Careful. Sony might send you to prison for it.

Edited 2013-01-08 02:08 UTC

Reply Parent Score: 4

RE: Comment by lucas_maximus
by linux-lover on Tue 8th Jan 2013 00:04 in reply to "Comment by lucas_maximus"
linux-lover Member since:
2011-04-25

Original PSP?
According to wikipedia, ~71.4 million units sold as of Sept 2011.

Reply Parent Score: 3

RE: Comment by lucas_maximus
by Laurence on Tue 8th Jan 2013 00:19 in reply to "Comment by lucas_maximus"
Laurence Member since:
2007-03-26

The high powered gaming consoles rarely do well, the only two hand helds that have done quite well are the various incarnations of the gameboy and the DS, both by nintendo.

IIRC the NeoGeo was huge in the east. I've never used one though, so couldn't comment on it's performance / hardware.

Also the original PSP had some success - albeit not as all encompassing as Sony visioned (eg those movie disks for the PHP were largely a flop).

On the whole though, I think you're right. Most of the successful mobile platforms have been the least cutting edge (just look at how big those Java phone games were).

If I had to guess, I'd say most people aren't interested in cutting edge graphics nor sound on a mobile gaming device because it's hard to create the environment to play in (noisy train stations / being lurched about on a bus / etc).

Reply Parent Score: 2

RE[2]: Comment by lucas_maximus
by Alfman on Tue 8th Jan 2013 07:02 in reply to "RE: Comment by lucas_maximus"
Alfman Member since:
2011-01-28

Laurence,

"(eg those movie disks for the PHP were largely a flop)"

Yea well with the crummy state of HTML5 in those early days, who didn't see that one coming.

:)

Reply Parent Score: 2

Valhalla Member since:
2006-01-24


IIRC the NeoGeo was huge in the east. I've never used one though, so couldn't comment on it's performance / hardware.

Not so sure that the home console version was ever huge even in the east, in the arcades the Neo Geo did very well but the system was very expensive for home users.
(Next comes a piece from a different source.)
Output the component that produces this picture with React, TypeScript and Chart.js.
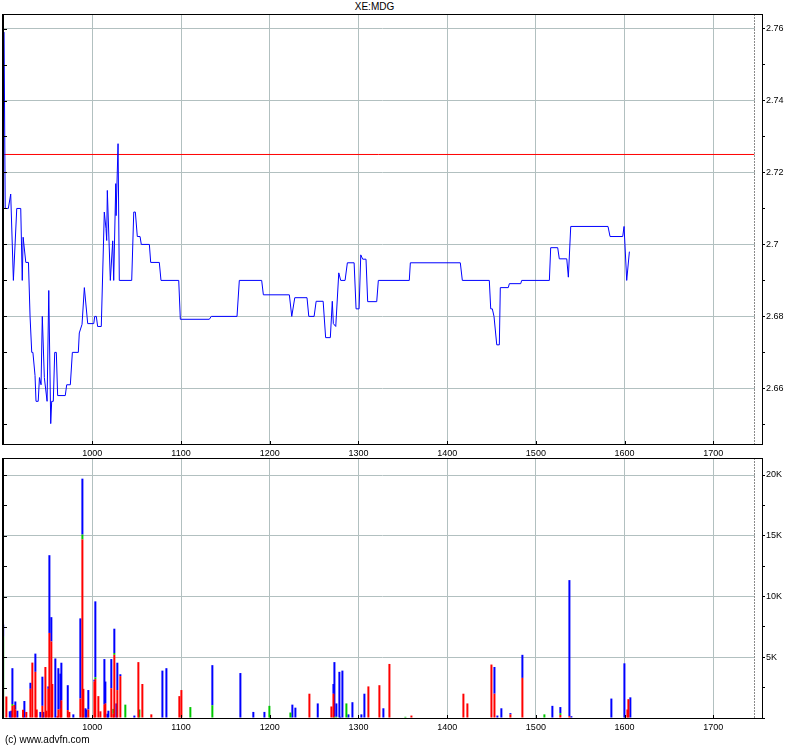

As for the handhelds, I think it's mainly a question of Nintendo having an iron grip on that market more than the pricing.

Back when the Gameboy ruled we had Bandai trying to aggressively compete with the Wonderswan and later the Wonderswan Color, SNK with the Neo Geo Pocket/Neo Geo Pocket Color which were as I recall, priced competitively, but to no avail.

The PSP is probably the only success story in handheld consoles that didn't come from Nintendo and it's obviously still nowhere near the DS. PSP Vita was off to a very slow start but seems to be picking up, 3DS is way ahead though.

Here are the japanese hardware sales for 2012 and the total sold (again, in Japan):

Nintendo 3DS: 5,727,763 units (total 9,762,502 units)
Nintendo DS: 286,270 units (total 32,864,129 units)
PSP: 941,992 units (total 19,179,100 units)
PS Vita: 674,365 units (total 1,077,159 units)
Wii U: 638,339 units (total 638,339 units)
Wii: 492,999 units (total 12,667,420 units)
PS3: 1,327,185 units (total 8,744,333 units)
Xbox 360: 67,273 units (total 1,588,011 units)

Of course the big problem for the dedicated handheld console is the increasing competition from smartphones/pads.

Reply Parent Score: 3

RE[2]: Comment by lucas_maximus
by zima on Mon 14th Jan 2013 23:12 in reply to "RE: Comment by lucas_maximus"
zima Member since:
2005-07-06

IIRC the NeoGeo was huge in the east. I've never used one though, so couldn't comment on it's performance / hardware.

"Huge" is not the proper term... home console version of NeoGeo had something better described as smallish enthusiastic following, AFAIK.

NeoGeo Pocket saw some success, relatively wide adoption in the east ...but it wasn't high powered, so the rule stands.

On the whole though, I think you're right. Most of the successful mobile platforms have been the least cutting edge (just look at how big those Java phone games were).

If I had to guess, I'd say most people aren't interested in cutting edge graphics nor sound on a mobile gaming device because it's hard to create the environment to play in (noisy train stations / being lurched about on a bus / etc).

And consider that the most popular portable game of all time is probably still Tetris... not only for Gameboy and such, also on inexpensive dedicated tetris handhelds (like this http://commons.wikimedia.org/wiki/File:Brick_Game.png ), quite widespread in less affluent places.

Reply Parent Score: 2

RE: Comment by lucas_maximus
by zima on Mon 14th Jan 2013 22:22 in reply to "Comment by lucas_maximus"
zima Member since:
2005-07-06

The high powered gaming consoles rarely do well, the only two hand helds that have done quite well are the various incarnations of the gameboy and the DS, both by nintendo.

There is another category of handhelds which did quite well - LCD games with just one game. That includes, yes, Nintendo Game & Watch and its clones ...but also dedicated tetris handhelds (like this one http://commons.wikimedia.org/wiki/File:Brick_Game.png ). They were quite popular in the 90s in less affluent places (I suppose they might be still easily found in Spain); cloned by many small manufacturers, so numbers aren't really known, it's all anecdotal.

And yes, they also demonstrate that low powered gaming consoles do better.